I read Red Families v. Blue Families the other day, and a reference to the U.S. Supreme Court case from 2006, Ayotte v. Planned Parenthood of New England, made me stop (and reread the quote several times). This post is not about the substance of the law in question, or even the totality of the ruling itself (which I haven’t read in its entirety). I’ve read enough to know that this quote isn’t pulled out of context, though, and I’m alarmed.
It’s the first Monday in October, when the U.S. Supreme Court comes back into session, and, well, I think that maybe a little bit of outrage is just what we need today.
The ruling includes the finding that the Court should “try not to nullify more of a legislature’s work than is necessary, for we know that ‘[a] ruling of unconstitutionality frustrates the intent of the elected representatives of the people.”
And, while that may sound reasonable (elected officials representing the will of the people), here’s the problem:
Rulings of unconstitutionality, frustrating or not, are WHAT THE SUPREME COURT IS SUPPOSED TO DO.
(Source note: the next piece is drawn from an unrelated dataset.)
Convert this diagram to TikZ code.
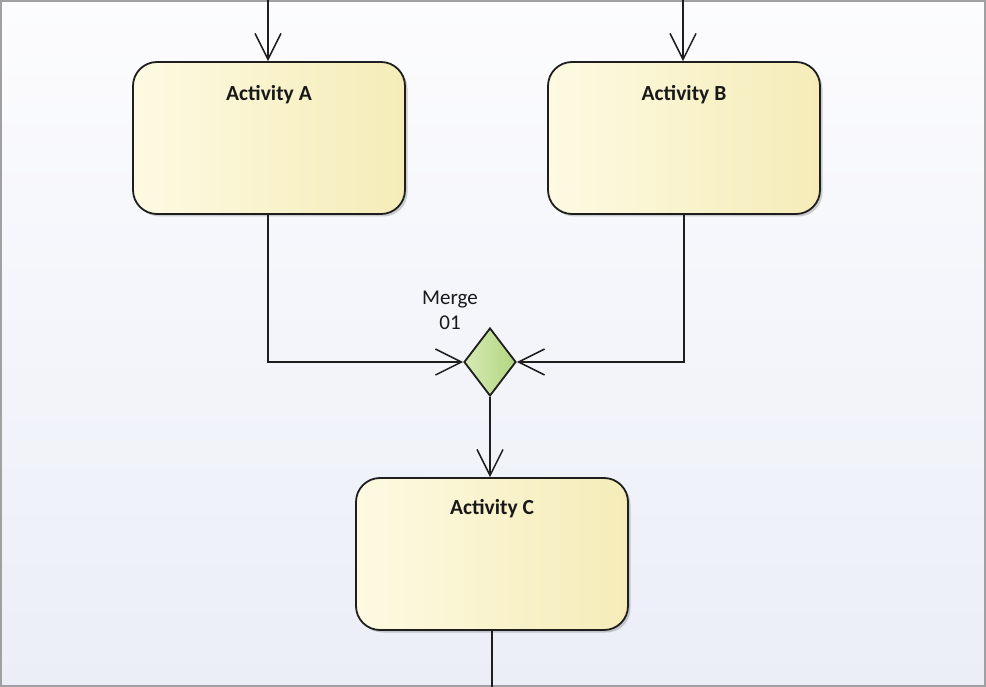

As in, the U.S. Constitution and the separation of powers and the intention of the Framers, and all that?
And that’s why this language bothers me so much, and why I think it should bother us all: sure, there are times when I don’t like Supreme Court decisions, and I don’t like the fact that the courts are not as accountable to “the people” as the legislative or executive branches, but there’s a tremendous comfort in knowing that the Constitution serves as the foundation of our system of laws, like it or not.
We can’t afford to sacrifice that, not for expediency, not for popular sovereignty, not even to avoid great frustration.
Maybe we need a new litmus test for members of the judiciary: Will you really do your job? Even if it makes people upset sometimes? Because that’s what our government depends on.